The problem: Go through the listing and return every line with "chart" in it.
---*---
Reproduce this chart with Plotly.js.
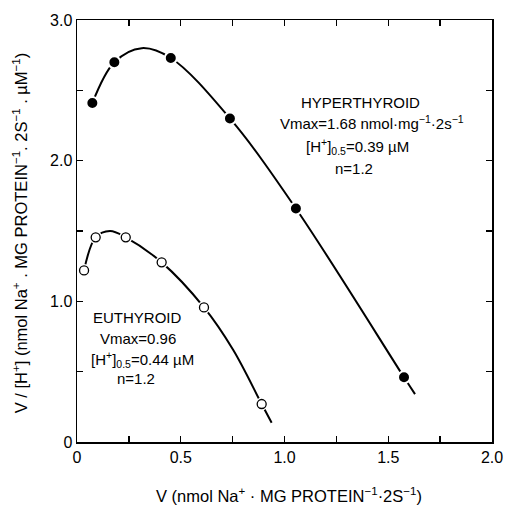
<!DOCTYPE html>
<html>
<head>
<meta charset="utf-8">
<script src="https://cdn.plot.ly/plotly-3.0.1.min.js"></script>
<style>html,body{margin:0;padding:0;background:#fff;}#chart{width:506px;height:517px;}</style>
</head>
<body>
<div id="chart"></div>
<script>
// Hyperthyroid measured points (filled circles)
const hyperX = [0.074, 0.180, 0.452, 0.737, 1.055, 1.576];
const hyperY = [2.41, 2.70, 2.73, 2.30, 1.66, 0.46];
// Hyperthyroid fitted curve
const hyperCurveX = [0.074, 0.180, 0.312, 0.452, 0.737, 1.055, 1.576, 1.629];
const hyperCurveY = [2.41, 2.70, 2.80, 2.73, 2.30, 1.66, 0.46, 0.34];
// Euthyroid measured points (open circles)
const euthX = [0.034, 0.090, 0.235, 0.408, 0.612, 0.890];
const euthY = [1.22, 1.455, 1.455, 1.277, 0.957, 0.27];
// Euthyroid fitted curve
const euthCurveX = [0.034, 0.090, 0.159, 0.235, 0.408, 0.612, 0.753, 0.890, 0.938];
const euthCurveY = [1.22, 1.455, 1.50, 1.455, 1.277, 0.957, 0.654, 0.27, 0.137];
// Axis ticks
const xTickVals = [0, 0.5, 1.0, 1.5, 2.0];
const xTickText = ['0', '0.5', '1.0', '1.5', '2.0'];
const xMinorVals = [0.25, 0.75, 1.25, 1.75];
const yTickVals = [0, 1.0, 2.0, 3.0];
const yTickText = ['0', '1.0', '2.0', '3.0'];
const yMinorVals = [0.5, 1.5, 2.5];

const FONT = 'Liberation Sans, Arial, Helvetica, sans-serif';

const traces = [
  {x: hyperCurveX, y: hyperCurveY, mode: 'lines', line: {color: '#000', width: 2, shape: 'spline', smoothing: 1}, hoverinfo: 'skip'},
  {x: euthCurveX, y: euthCurveY, mode: 'lines', line: {color: '#000', width: 2, shape: 'spline', smoothing: 1}, hoverinfo: 'skip'},
  {x: euthX, y: euthY, mode: 'markers', marker: {color: '#fff', size: 13, line: {width: 0}}, hoverinfo: 'skip'},
  {x: euthX, y: euthY, mode: 'markers', marker: {symbol: 'circle', color: '#fff', size: 9, line: {color: '#000', width: 1.3}}},
  {x: hyperX, y: hyperY, mode: 'markers', marker: {symbol: 'circle', color: '#000', size: 12, line: {color: '#fff', width: 2}}}
];

const ann = (x, y, text, size) => ({x: x, y: y, xref: 'x', yref: 'y', text: text, showarrow: false, font: {family: FONT, size: size, color: '#000'}, xanchor: 'center', yanchor: 'middle'});

const axisCommon = {
  ticks: 'inside', ticklen: 6, tickwidth: 1.3, tickcolor: '#000',
  showline: true, linecolor: '#000', linewidth: 1.5, mirror: 'ticks',
  showgrid: false, zeroline: false,
  tickfont: {family: FONT, size: 16, color: '#000'}
};

const layout = {
  width: 506, height: 517,
  margin: {l: 77, r: 14, t: 20, b: 75},
  paper_bgcolor: '#fff', plot_bgcolor: '#fff',
  showlegend: false,
  font: {family: FONT, color: '#000'},
  xaxis: Object.assign({range: [0, 2.0], tickmode: 'array', tickvals: xTickVals, ticktext: xTickText,
    minor: {tickmode: 'array', tickvals: xMinorVals, ticks: 'inside', ticklen: 6, tickwidth: 1.3, tickcolor: '#000', showgrid: false}}, axisCommon),
  yaxis: Object.assign({range: [0, 3.0], tickmode: 'array', tickvals: yTickVals, ticktext: yTickText,
    minor: {tickmode: 'array', tickvals: yMinorVals, ticks: 'inside', ticklen: 6, tickwidth: 1.3, tickcolor: '#000', showgrid: false}}, axisCommon),
  annotations: [
    ann(1.364, 2.417, 'HYPERTHYROID', 15),
    ann(1.420, 2.274, 'Vmax=1.68 nmol·mg<sup>−1</sup>·2s<sup>−1</sup>', 15),
    ann(1.352, 2.104, '[H<sup>+</sup>]<sub>0.5</sub>=0.39 µM', 15),
    ann(1.335, 1.947, 'n=1.2', 15),
    ann(0.292, 0.888, 'EUTHYROID', 15),
    ann(0.294, 0.739, 'Vmax=0.96', 15),
    ann(0.318, 0.590, '[H<sup>+</sup>]<sub>0.5</sub>=0.44 µM', 15),
    ann(0.284, 0.448, 'n=1.2', 15),
    {xref: 'paper', yref: 'paper', x: 0.511, y: -0.126, xanchor: 'center', yanchor: 'middle', showarrow: false,
     text: 'V (nmol Na<sup>+</sup> · MG PROTEIN<sup>−1</sup>·2S<sup>−1</sup>)', font: {family: FONT, size: 16.5, color: '#000'}},
    {xref: 'paper', yref: 'paper', x: -0.137, y: 0.495, xanchor: 'center', yanchor: 'middle', showarrow: false, textangle: -90,
     text: 'V / [H<sup>+</sup>] (nmol Na<sup>+</sup> . MG PROTEIN<sup>−1</sup>. 2S<sup>−1</sup> . µM<sup>−1</sup>)', font: {family: FONT, size: 16.5, color: '#000'}}
  ]
};

Plotly.newPlot('chart', traces, layout, {displayModeBar: false, staticPlot: true});
</script>
</body>
</html>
---*---
Finished answer:
Reproduce this chart with Plotly.js.
<style>html,body{margin:0;padding:0;background:#fff;}#chart{width:506px;height:517px;}</style>
<div id="chart"></div>
Plotly.newPlot('chart', traces, layout, {displayModeBar: false, staticPlot: true});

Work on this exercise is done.